Promotions and bonuses are a bigger concern. Many brokers tie bonus funds to trading volume requirements that are almost impossible to meet without over-trading. Those requirements often block withdrawals until you reach a specified turnover. A reliable broker keeps terms straightforward, avoids heavy use of bonuses, and lets you withdraw your own funds at will.

What To Look For If You Decide to Use a Broker

If you are in a jurisdiction where binary options are permitted and you still intend to use a broker, you need a tighter filter than usual. Start with legal clarity: exact company name, registered address, and regulator. Read the terms on withdrawals, bonuses, and account closure. Test the platform with a small deposit and an immediate partial withdrawal long before you go anywhere near serious sizes.

Watch how the platform behaves around well-known news events or market opens. If you see frequent freezes, sudden platform downtime, or unexplained rejections on an otherwise normal feed, treat that as a warning. Take screenshots of trade tickets and account statements in case you need a record later. Most problems reported with binary options brokers show the same pattern: deposits are smooth and fast, withdrawals are slow and difficult.

Alternatives to Binary Options Brokers

Many traders arrive at binary options because they want fixed risk, small minimums, and simple direction calls.

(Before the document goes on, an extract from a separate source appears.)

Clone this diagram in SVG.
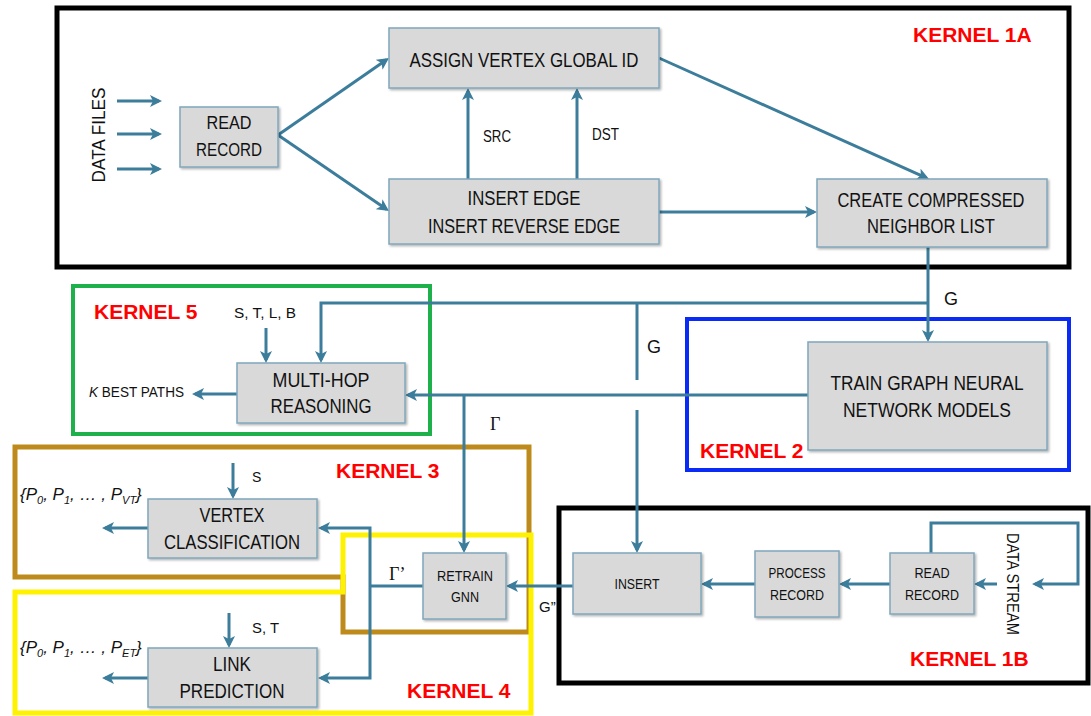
<svg xmlns="http://www.w3.org/2000/svg" width="1091" height="716" viewBox="0 0 1091 716">
<defs>
<marker id="ah" viewBox="0 0 12 12" markerUnits="userSpaceOnUse" markerWidth="12" markerHeight="12" refX="9" refY="6" orient="auto-start-reverse">
<path d="M0,0 L12,6 L0,12 L3,6 z" fill="#3C7D9B"/>
</marker>
<filter id="sh" x="-10%" y="-10%" width="130%" height="130%">
<feDropShadow dx="1.5" dy="1.5" stdDeviation="1" flood-color="#000" flood-opacity="0.3"/>
</filter>
</defs>
<style>
.bx{fill:#D9D9D9;stroke:#7FA7BA;stroke-width:1.5;filter:url(#sh)}
.t{font-family:"Liberation Sans",Arial,sans-serif;fill:#111;text-anchor:middle}
.l{font-family:"Liberation Sans",Arial,sans-serif;fill:#111}
.g{font-family:"Liberation Serif","Times New Roman",serif;fill:#111}
.k{font-family:"Liberation Sans",Arial,sans-serif;font-weight:bold;fill:#FF0000;font-size:21px}
.c{fill:none;stroke:#3C7D9B;stroke-width:3}
.a{marker-end:url(#ah)}
.brd{fill:none;stroke-linejoin:miter}
</style>
<rect width="1091" height="716" fill="#FFFFFF"/>

<g id="borders">
<rect id="kernel1a" class="brd" x="57" y="8" width="1012" height="259" stroke="#000" stroke-width="5"/>
<rect id="kernel5" class="brd" x="73" y="286" width="357" height="148" stroke="#1DB04B" stroke-width="4"/>
<rect id="kernel2" class="brd" x="687" y="319" width="382" height="151" stroke="#0A2BF5" stroke-width="4"/>
<polygon id="kernel3" class="brd" points="15,447 529,447 529,632 343,632 343,577 15,577" stroke="#BE8A1C" stroke-width="5"/>
<polygon id="kernel4" class="brd" points="343,535 531,535 531,713 15,713 15,592 343,592" stroke="#FFF200" stroke-width="5"/>
<rect id="kernel1b" class="brd" x="559" y="508" width="529" height="175" stroke="#000" stroke-width="5"/>
</g>

<g id="connectors">
<line class="c a" x1="117" y1="101" x2="159" y2="101"/>
<line class="c a" x1="117" y1="134" x2="159" y2="134"/>
<line class="c a" x1="117" y1="169" x2="159" y2="169"/>
<line class="c a" x1="278" y1="135" x2="386.5" y2="59.7"/>
<line class="c a" x1="278" y1="135" x2="386.5" y2="209.3"/>
<line class="c a" x1="468" y1="179" x2="468" y2="91"/>
<line class="c a" x1="577" y1="179" x2="577" y2="91"/>
<line class="c a" x1="659" y1="58" x2="926.3" y2="177.8"/>
<line class="c a" x1="659" y1="212" x2="814" y2="212"/>
<line class="c a" x1="928" y1="247" x2="928" y2="339"/>
<polyline class="c a" points="928,303 321,303 321,360"/>
<line class="c" x1="637" y1="303" x2="637" y2="380"/>
<line class="c a" x1="637" y1="410" x2="637" y2="550"/>
<line class="c a" x1="808" y1="395" x2="408" y2="395"/>
<line class="c a" x1="464" y1="395" x2="464" y2="550"/>
<line class="c a" x1="266" y1="328" x2="266" y2="360"/>
<line class="c a" x1="237" y1="394" x2="195" y2="394"/>
<line class="c a" x1="233" y1="463" x2="233" y2="496"/>
<line class="c a" x1="148" y1="528" x2="105" y2="528"/>
<line class="c" x1="423" y1="586" x2="370" y2="586"/>
<path class="c a" d="M321,528 H370 V678 H321" style="marker-start:url(#ah)"/>
<line class="c a" x1="229" y1="613" x2="229" y2="645"/>
<line class="c a" x1="148" y1="678" x2="105" y2="678"/>
<line class="c a" x1="573" y1="586" x2="509" y2="586"/>
<line class="c a" x1="890" y1="584" x2="842" y2="584"/>
<line class="c a" x1="755" y1="584" x2="704" y2="584"/>
<line class="c a" x1="997" y1="584" x2="977" y2="584"/>
<polyline class="c a" points="931,553 931,523 1078,523 1078,584 1035,584"/>
</g>

<g id="node-read-record-1a">
<rect class="bx" x="180" y="107" width="98" height="60"/>
<text class="t" x="229" y="129" font-size="18" textLength="45" lengthAdjust="spacingAndGlyphs">READ</text>
<text class="t" x="229" y="156" font-size="18" textLength="66" lengthAdjust="spacingAndGlyphs">RECORD</text>
</g>
<g id="node-assign">
<rect class="bx" x="389" y="28" width="270" height="60"/>
<text class="t" x="524" y="67" font-size="21" textLength="229" lengthAdjust="spacingAndGlyphs">ASSIGN VERTEX GLOBAL ID</text>
</g>
<g id="node-insert-edge">
<rect class="bx" x="389" y="179" width="270" height="65"/>
<text class="t" x="524" y="205" font-size="21" textLength="113" lengthAdjust="spacingAndGlyphs">INSERT EDGE</text>
<text class="t" x="524" y="233" font-size="21" textLength="192" lengthAdjust="spacingAndGlyphs">INSERT REVERSE EDGE</text>
</g>
<g id="node-create">
<rect class="bx" x="817" y="179" width="230" height="68"/>
<text class="t" x="931" y="207" font-size="20" textLength="187" lengthAdjust="spacingAndGlyphs">CREATE COMPRESSED</text>
<text class="t" x="931" y="233" font-size="20" textLength="128" lengthAdjust="spacingAndGlyphs">NEIGHBOR LIST</text>
</g>
<g id="node-train">
<rect class="bx" x="808" y="342" width="239" height="108"/>
<text class="t" x="927" y="390" font-size="20" textLength="193" lengthAdjust="spacingAndGlyphs">TRAIN GRAPH NEURAL</text>
<text class="t" x="927" y="417" font-size="20" textLength="168" lengthAdjust="spacingAndGlyphs">NETWORK MODELS</text>
</g>
<g id="node-multihop">
<rect class="bx" x="237" y="363" width="168" height="60"/>
<text class="t" x="321" y="387" font-size="20" textLength="97" lengthAdjust="spacingAndGlyphs">MULTI-HOP</text>
<text class="t" x="321" y="413" font-size="20" textLength="101" lengthAdjust="spacingAndGlyphs">REASONING</text>
</g>
<g id="node-vertex">
<rect class="bx" x="148" y="499" width="169" height="59"/>
<text class="t" x="232" y="522" font-size="21" textLength="65" lengthAdjust="spacingAndGlyphs">VERTEX</text>
<text class="t" x="232" y="549" font-size="21" textLength="136" lengthAdjust="spacingAndGlyphs">CLASSIFICATION</text>
</g>
<g id="node-link">
<rect class="bx" x="148" y="648" width="169" height="59"/>
<text class="t" x="232" y="671" font-size="21" textLength="38" lengthAdjust="spacingAndGlyphs">LINK</text>
<text class="t" x="232" y="698" font-size="21" textLength="105" lengthAdjust="spacingAndGlyphs">PREDICTION</text>
</g>
<g id="node-retrain">
<rect class="bx" x="423" y="553" width="83" height="66"/>
<text class="t" x="465" y="581" font-size="15" textLength="56" lengthAdjust="spacingAndGlyphs">RETRAIN</text>
<text class="t" x="465" y="602" font-size="15" textLength="28" lengthAdjust="spacingAndGlyphs">GNN</text>
</g>
<g id="node-insert-1b">
<rect class="bx" x="573" y="553" width="128" height="61"/>
<text class="t" x="637" y="589" font-size="15" textLength="45" lengthAdjust="spacingAndGlyphs">INSERT</text>
</g>
<g id="node-process">
<rect class="bx" x="755" y="551" width="84" height="66"/>
<text class="t" x="797" y="578" font-size="15" textLength="57" lengthAdjust="spacingAndGlyphs">PROCESS</text>
<text class="t" x="797" y="600" font-size="15" textLength="54" lengthAdjust="spacingAndGlyphs">RECORD</text>
</g>
<g id="node-read-record-1b">
<rect class="bx" x="890" y="553" width="84" height="61"/>
<text class="t" x="932" y="578" font-size="15" textLength="35" lengthAdjust="spacingAndGlyphs">READ</text>
<text class="t" x="932" y="600" font-size="15" textLength="54" lengthAdjust="spacingAndGlyphs">RECORD</text>
</g>

<g id="labels">
<text class="k" x="913" y="42">KERNEL 1A</text>
<text class="k" x="94" y="319">KERNEL 5</text>
<text class="k" x="700" y="458">KERNEL 2</text>
<text class="k" x="336" y="478">KERNEL 3</text>
<text class="k" x="407" y="698">KERNEL 4</text>
<text class="k" x="910" y="666">KERNEL 1B</text>

<text class="t" transform="translate(105,135) rotate(-90)" font-size="18" textLength="95" lengthAdjust="spacingAndGlyphs">DATA FILES</text>
<text class="t" transform="translate(1007,584) rotate(90)" font-size="17" textLength="102" lengthAdjust="spacingAndGlyphs">DATA STREAM</text>

<text class="l" x="483" y="142" font-size="16" textLength="28" lengthAdjust="spacingAndGlyphs">SRC</text>
<text class="l" x="592" y="140" font-size="16" textLength="27" lengthAdjust="spacingAndGlyphs">DST</text>
<text class="l" x="944" y="305" font-size="18">G</text>
<text class="l" x="647" y="353" font-size="18">G</text>
<text class="l" x="234" y="318" font-size="14" textLength="62" lengthAdjust="spacingAndGlyphs">S, T, L, B</text>
<text class="l" x="89" y="397" font-size="15" textLength="95" lengthAdjust="spacingAndGlyphs"><tspan font-style="italic">K</tspan> BEST PATHS</text>
<text class="g" x="490" y="430" font-size="18">Γ</text>
<text class="l" x="252" y="482" font-size="14">S</text>
<text class="l" x="252" y="633" font-size="14" textLength="27" lengthAdjust="spacingAndGlyphs">S, T</text>
<text class="g" x="389" y="580" font-size="18">Γ’</text>
<text class="l" x="539" y="612" font-size="15">G”</text>
<text class="l" x="20" y="500" font-size="17" font-style="italic">{P<tspan font-size="11" dy="4">0</tspan><tspan dy="-4">, P</tspan><tspan font-size="11" dy="4">1</tspan><tspan dy="-4">, … , P</tspan><tspan font-size="11" dy="4">VT</tspan><tspan dy="-4">}</tspan></text>
<text class="l" x="20" y="653" font-size="17" font-style="italic">{P<tspan font-size="11" dy="4">0</tspan><tspan dy="-4">, P</tspan><tspan font-size="11" dy="4">1</tspan><tspan dy="-4">, … , P</tspan><tspan font-size="11" dy="4">ET</tspan><tspan dy="-4">}</tspan></text>
</g>
</svg>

You can get similar features in other products with more transparent structures and stronger regulation. Vanilla options on exchanges provide limited downside with adjustable exits and strategies that scale beyond simple yes or no bets. CFDs and spot forex, when used with modest leverage and hard stops, allow you to manage risk actively instead of handing control to a timer. Structured products in some markets offer digital-style payoffs with full prospectuses and regulated issuers.

None of those products remove risk, but they do sit inside a clearer legal framework with better oversight and more room to hedge, adjust, or exit.

A Realistic View of Binary Options Brokers

Binary options brokers supply a product that is easy to understand at the surface and much harder to use profitably over time. The house edge is coded into the payout. The broker is almost always your direct counterparty. Regulatory history is full of bans, warnings, and enforcement cases. Offshore providers can change rules with little consequence. That does not mean every broker offering binaries is running a scam, but it does mean you are stepping into a space where the odds are not neutral and the protections are thin.

If you decide to engage, keep stake sizes small, treat every deposit as money you might not see again, test withdrawals early, and be prepared to walk away at the first sign of rule changes or pressure to “go bigger.” A cautious, sceptical approach is not overreaction here; it is basic self-preservation.